Die Näherfahrung

Nach der Geburt ihres zweiten Kindes passte ihr keine Kleidung mehr. Von Konfektionsgröße 46, in den letzten Tagen vor der Geburt, war sie nun bei 34 angelangt.

Es war aber auch anstrengend und kräftezehrend zwei Kleinkinder zu versorgen. Der eine war 13 Monate, der andere 5 Wochen.

Irgendwie sah es auch nicht danach aus, als ob sie in kürzerer Zeit wieder in ihre normale Garderobe, der Kleidergröße 40 passen würde. Selbst die Umstandsmode, die mit den verstellbaren Taillenbund, saß nicht. Alles schlabberte an ihrem Körper, sie fühlte sich nicht angezogen. Das Material berührte an manchen Stellen nicht mal ihre Haut. Außerdem war es Januar und sehr kalt.

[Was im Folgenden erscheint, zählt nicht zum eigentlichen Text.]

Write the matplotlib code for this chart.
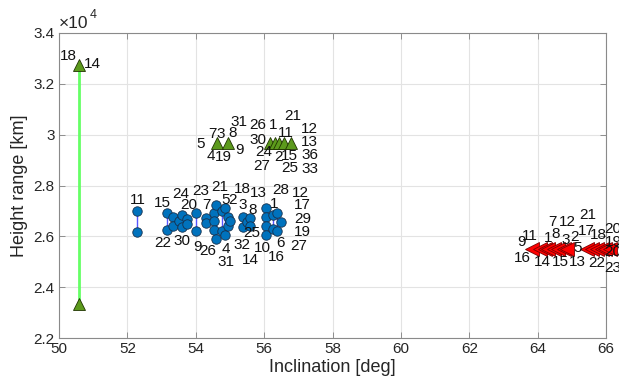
import matplotlib
matplotlib.use("Agg")
import matplotlib.pyplot as plt
from matplotlib.ticker import FuncFormatter
from collections import OrderedDict

plt.rcParams['font.family'] = ['Liberation Sans', 'DejaVu Sans']

# ---------------- data ----------------
blue_incl = [52.29, 52.29, 53.15, 53.15, 53.34, 53.34, 53.52, 53.59, 53.59, 53.73,
             53.73, 54.01, 54.01, 54.30, 54.30, 54.54, 54.54, 54.54, 54.59, 54.59,
             54.76, 54.76, 54.85, 54.85, 54.95, 54.95, 55.00, 55.37, 55.37, 55.50,
             55.59, 55.59, 56.05, 56.05, 56.05, 56.05, 56.27, 56.27, 56.38, 56.38,
             56.49]
blue_height = [26980, 26160, 26920, 26250, 26780, 26390, 26590, 26850, 26370, 26680,
               26500, 26920, 26220, 26720, 26530, 26920, 26590, 26260, 27250, 25910,
               26980, 26200, 27120, 26070, 26780, 26390, 26590, 26780, 26370, 26580,
               26720, 26390, 27120, 26780, 26390, 26070, 26850, 26290, 26920, 26220,
               26580]

green_incl = [50.58, 50.58, 54.63, 54.95, 56.17, 56.32, 56.44, 56.59, 56.78]
green_height = [32750, 23320, 29670, 29670, 29670, 29670, 29670, 29670, 29670]

red_incl = [63.83, 64.07, 64.21, 64.31, 64.48, 64.60, 64.77, 64.87, 65.43, 65.60,
            65.73, 65.87, 65.97, 66.12]
red_height = [25510] * 14

# label texts and the point index they belong to
blue_labels = ["11", "15", "24", "20", "23", "7", "21", "5", "2", "18", "3", "13", "8",
               "28", "1", "12", "17", "29", "19", "27", "22", "30", "9", "26", "4",
               "31", "32", "25", "14", "10", "6", "16"]
blue_label_idx = [0, 2, 7, 9, 11, 13, 18, 22, 24, 27, 27, 30, 30, 38, 36, 40, 40, 40,
                  40, 40, 3, 8, 12, 19, 23, 23, 28, 31, 31, 35, 39, 37]
green_labels = ["18", "14", "5", "7", "3", "8", "31", "4", "19", "9", "26", "1", "21",
                "11", "12", "30", "13", "24", "2", "15", "36", "27", "25", "33"]
green_label_idx = [0, 0, 2, 2, 2, 3, 3, 2, 2, 3, 4, 4, 8, 7, 8, 4, 8, 4, 5, 7, 8, 4, 8, 8]
red_labels = ["9", "11", "1", "8", "3", "2", "17", "18", "7", "12", "21", "5", "16",
              "14", "15", "13", "22", "20", "19", "20", "23"]
red_label_idx = [0, 0, 2, 3, 5, 6, 8, 10, 3, 6, 8, 7, 0, 2, 5, 7, 10, 12, 12, 12, 12]

# label placement offsets (pixels, layout only)
blue_off = [(1, 11), (-4, 10), (-1, 21), (2, 14), (5, 22), (0, 13), (4, 18), (1, 8),
            (4, 17), (0, 28), (0, 12), (8, 25), (3, 8), (4, 23), (1, 11), (19, 29),
            (21, 17), (22, 3), (21, -10), (18, -24), (-4, -13), (0, -14), (1, -16),
            (-8, -12), (1, -14), (1, -27), (-1, -18), (2, -7), (0, -34), (-3, -13),
            (3, -12), (3, -28)]
green_off = [(-10, 9), (14, 1), (-17, -1), (-5, 9), (3, 9), (4, 10), (11, 21), (-6, -13),
             (6, -14), (11, -7), (-12, 18), (3, 18), (2, 27), (2, 10), (19, 14),
             (-12, 3), (19, 1), (-6, -9), (3, -14), (5, -13), (19, -12), (-8, -23),
             (-1, -25), (19, -26)]
red_off = [(-10, 7), (-2, 13), (3, 11), (7, 15), (8, 9), (11, 12), (0, 18), (2, 14),
           (4, 27), (3, 27), (1, 34), (10, 1), (-9, -9), (-2, -13), (2, -13), (10, -13),
           (0, -14), (8, 20), (8, 7), (8, -3), (8, -19)]

x_ticks = [50, 52, 54, 56, 58, 60, 62, 64, 66]
y_ticks = [22000, 24000, 26000, 28000, 30000, 32000, 34000]

# ---------------- figure ----------------
fig = plt.figure(figsize=(6.19, 3.85), dpi=100)
ax = fig.add_axes([59 / 619, 1 - 338 / 385, 547 / 619, 305 / 385])

def range_lines(xs, ys, color, lw, zorder):
    groups = OrderedDict()
    for x, y in zip(xs, ys):
        groups.setdefault(x, []).append(y)
    for x, hs in groups.items():
        if len(hs) > 1:
            ax.plot([x, x], [min(hs), max(hs)], color=color, lw=lw, zorder=zorder,
                    solid_capstyle='butt')

range_lines(blue_incl, blue_height, '#5555ff', 1.0, 2)
range_lines(green_incl, green_height, '#66ff66', 2.0, 2)

ax.plot(blue_incl, blue_height, 'o', ms=6.8, mfc='#0072BD', mec='#17304d', mew=0.6,
        ls='none', zorder=3)
ax.plot(green_incl, green_height, '^', ms=8, mfc='#5c9a1c', mec='#1f3300', mew=0.6,
        ls='none', zorder=3, clip_on=False)
ax.plot(red_incl, red_height, '<', ms=9.5, mfc='#ff0000', mec='#7a0000', mew=0.6,
        ls='none', zorder=3, clip_on=False)

def put_labels(texts, idxs, offs, xs, ys):
    for t, i, (dx, dy) in zip(texts, idxs, offs):
        ax.annotate(t, xy=(xs[i], ys[i]), xytext=(dx, dy), textcoords='offset pixels',
                    ha='center', va='center', fontsize=11, color='#111111',
                    annotation_clip=False, zorder=4)

put_labels(blue_labels, blue_label_idx, blue_off, blue_incl, blue_height)
put_labels(green_labels, green_label_idx, green_off, green_incl, green_height)
put_labels(red_labels, red_label_idx, red_off, red_incl, red_height)

ax.set_xlim(50, 66)
ax.set_ylim(22000, 34000)
ax.set_xticks(x_ticks)
ax.set_yticks(y_ticks)
ax.yaxis.set_major_formatter(FuncFormatter(lambda v, p: '%g' % (v / 1e4)))
ax.grid(True, color='#e3e3e3', lw=0.8)
ax.set_axisbelow(True)
ax.tick_params(direction='in', length=4, width=0.6, colors='#808080',
               labelcolor='#262626', labelsize=11, top=True, right=True, pad=3)
for s in ax.spines.values():
    s.set_color('#8a8a8a')
    s.set_linewidth(0.8)

ax.set_xlabel('Inclination [deg]', fontsize=13, color='#262626', labelpad=2)
ax.set_ylabel('Height range [km]', fontsize=13, color='#262626', labelpad=4)
# exponent label (x10^4) at the top-left of the axes
ax.annotate('\u00d710', xy=(0, 1), xycoords='axes fraction', xytext=(0, 2),
            textcoords='offset pixels', ha='left', va='bottom', fontsize=12.5,
            color='#262626')
ax.annotate('4', xy=(0, 1), xycoords='axes fraction', xytext=(31, 12),
            textcoords='offset pixels', ha='left', va='bottom', fontsize=9,
            color='#262626')

fig.savefig('out.png', dpi=100)
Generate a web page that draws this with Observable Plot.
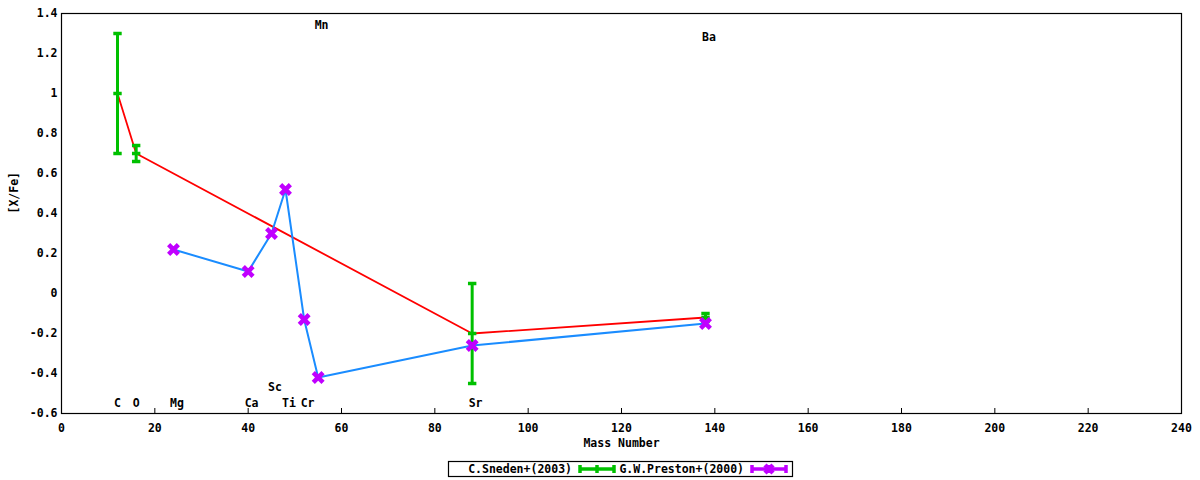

In einer ruhigen Minute, ab und zu gab es sie, fiel ihr ein, dass ihre Tante eine Hobbyschneiderin war. Sie schneiderte sich selbst ganz tolle Hosen, Blusen und Jacken. Vielleicht könnte ihre Tante helfen. Zwei oder drei Pluderhosen selber nähen, das wäre doch etwas. Enthusiastisch griff sie zum Telefon und rief sie an. Die bekannte Stimme hatte etwas Hoffnungsvolles.

Schnell war ein Treffen ausgemacht. Bei der Tante natürlich, denn sie hatte die Nähmaschine und alles was benötigt wurde.

Eine Aufgabe bekam sie aber noch. Den Stoff, musste sie sich selber und alleine kaufen. Die Tante empfahl ein Fachgeschäft, dort würde ihr geholfen.

An dem Tag, als die erste Hose geschneidert werden sollte, kam schnell die Ernüchterung. Zuerst musste der Schnittbogen erstellt werden. Den gab es grob schon als Vorlage. Jedoch musste dieser mit der Schere für ihre Größe verkleinert werden. Das war gar nicht so einfach, brauchte seine Zeit. Der nächste Schritt war, den Stoff ausbreiten und den Schnittbogen darauf verteilen, mit Stecknadeln befestigen und wieder ausschneiden.

Jetzt stellte sich heraus, dass sie kein räumliches Sehen hatte und die Tante sehr, sehr genau arbeitete. Was für eine Überraschung, so kannte sie die Tante gar nicht.

Die Stecknadeln in den Stoff festzusetzen, mit dem Schnittbogen, war gar nicht so einfach. Immer wieder versuchten die Stecknadeln die Haut der Finger mit einzubeziehen. Das schmerzte sehr. Ab und zu stach sie sich so tief, dass Blut auf den Stoff tropfte. Schnell steckte sie den betroffenen Finger in den Mund und schmeckte ihr eigenes Blut. Es ist gar nicht so süß wie alle sagen, schoss es ihr durch den Kopf. Es dauerte nicht lange und acht der zehn Finger hatten ein Pflaster. Jetzt wurde das Arbeiten immer schwerer. Die Feinmotorik war dahin.

Nach drei Stunden harter Arbeit konnte nun gereiht werden. Mit Reihgarn wurden die ausgeschnittenen Stoffteile auf links aneinander genäht. Gut gereiht ist das halbe Nähen, pflegte ihre Tante immer mal wieder zu sagen.

Nach vier Stunden war alle Freude, aller Enthusiasmus verflogen. Sie wollte doch nur eine passende einfache Hose haben.

Ihrer Tante war ihre Enttäuschung nicht entgangen. Sie fühlte mit ihrer Nichte. Liebevoll nahm sie sie in den Arm. Sie vereinbarten, dass die Tante die Hosen nähte und sie nach Hause, zu den Kindern, fuhr.